Malibu Tow emerged unburned, except for six crashed vehicles in the impound yard.

Adamson House not touched. Baywatch boats wet the Malibu Pier down.

One thousand hot meals and two thousand sack lunches were distributed tonight.

Crews are being told no relief is on the way, and to grab naps in their trucks if possible. Ten other major incidents in Southern California mean no more resources will be sent to Malibu tonight.

Sheriff’s deputies are guarding two banks and the Malibu Castle “in case anyone gets any ideas,” a sheriff’s commander says.



The Canyon Fire: Sunday Night Update

By Hans Laetz


For Malibu residents, the 2007 Canyon Fire was a familiar crisis, but different. The fire caught Malibu residents largely at home, before dawn on a weekend; meaning roads were open and clear from the beginning.

That meant fire trucks had an open set of roadways as they streamed into Malibu Sunday morning.

The day began for many residents at about 1 a.m., when the predicted Santa Ana winds arrived. Those who ventured outside smelled smoke—but it was from a fire 40 miles north, near Castaic.

Winds at Point Mugu were clocked above 50 miles per hour as the night went on, and eventually reached 108 miles per hour at one mountaintop station in Ventura County.

The fire was sparked at 4:50 a.m. Sunday, when a power pole on Malibu Canyon Road dropped its 14,000-volt lines just northwest of the old Sheriff’s Honor Rancho turnoff. Crews from the first truck to arrive singled out the failed power line as the source of the fire, but an official investigation will follow.

By 7 a.m., fire had spread in two prongs: east down the side of Malibu Canyon as far as the northern edge of Serra Estates, and west over two ridge-tops toward Pepperdine University and Hughes Research Labs.

At 7:20, a firefighter warned this reporter that the power lines he was standing under, watching the fire in Malibu Canyon just north of HRL, were liable to topple. They did, about a half hour later.

At 8:40, the western prong of the fire had topped the ridge above Pepperdine, and was burning down the eastern fringe of the campus. Another tongue of fast-moving fire funneled down a steep arroyo, across Malibu Canyon Road and into Winter Canyon.

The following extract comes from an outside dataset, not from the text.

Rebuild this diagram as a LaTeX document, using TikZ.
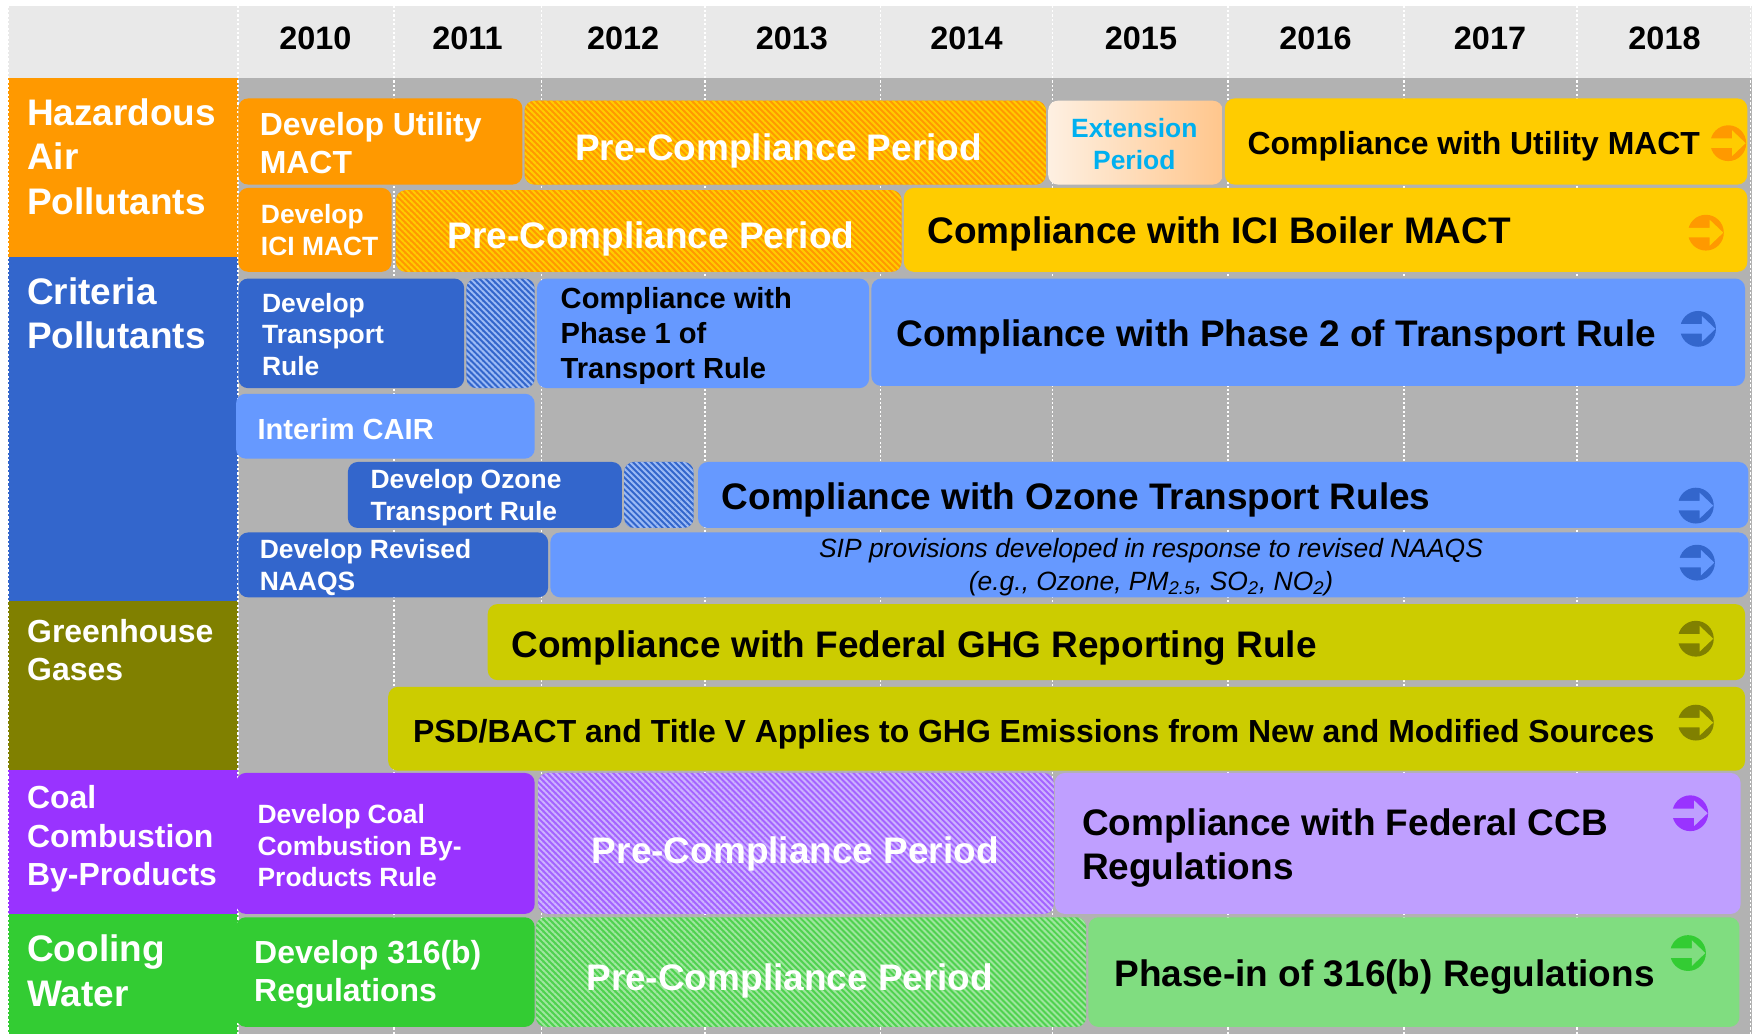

That fire quickly engulfed Malibu Presbyterian Church, which was fully in flames less than five minutes after the first flames began licking at it.

A few minutes later, the northern edge of Webster Elementary School was aflame. Fire trucks streaming up Winter Canyon concentrated on the school, the adjacent Our Lady of Malibu Catholic Church, and the major electrical substation and switching yard in the canyon.

At 9, the landscaping at Malibu Colony Shopping Center was ablaze.
By midday, the fire had stopped spreading to the east. Serra Retreat was smoldering, but few structures were burned. All of the underbrush north of the one-lane bridge was burned, right up to structures. Los Angeles City firefighters were working with shovels to save houses near the Retreat.

At 2 p.m., the fire had burned to the east behind Serra Estates and over Sweetwater Mesa. Fire trucks saved the office buildings, stores and apartments on the north side of Pacific Coast Highway as the fire edged east behind McDonald’s and PC Greens.

To the north, the fire was raging unchecked through the rugged canyons and backcountry. The eastward spread put the 40 or so houses on the dead-end loop of Carbon Mesa in the fire’s target.

Heavy use of fire helicopters, and slackening winds, put the fire out on its southern march towards the signal at Carbon Canyon Road. North of the mesa, the fire went up a canyon to the northeast, then reversed itself and came up a ridge.

Homes there were saved by firefighters who lit backfires, robbing the fire of its fuel.

By 6 p.m. there were scant pockets of smoke rising from the fire area. Winds were slack as well. But the winds were kicking up again, as they often do right at sunset.

At 6:15 p.m., helicopters had to return to the fire’s origin point, near the Malibu Canyon tunnel. The resurgent wind had whipped embers into a wall of flame in the bramble of brush just above the old Rindge Dam.

Once again, the potential for disaster had shifted to the west.

The fire boss—at 7 p.m.—warns: “Our original contingency was that this fire would burn to the west all the way to Ventura County. Think about all the people and houses there.

“The winds instead blew it to the east today. If they change tonight, it could be just that bad.

Firefighters were told tonight there are 10 major fires in Southern California and no more resources are coming to Malibu.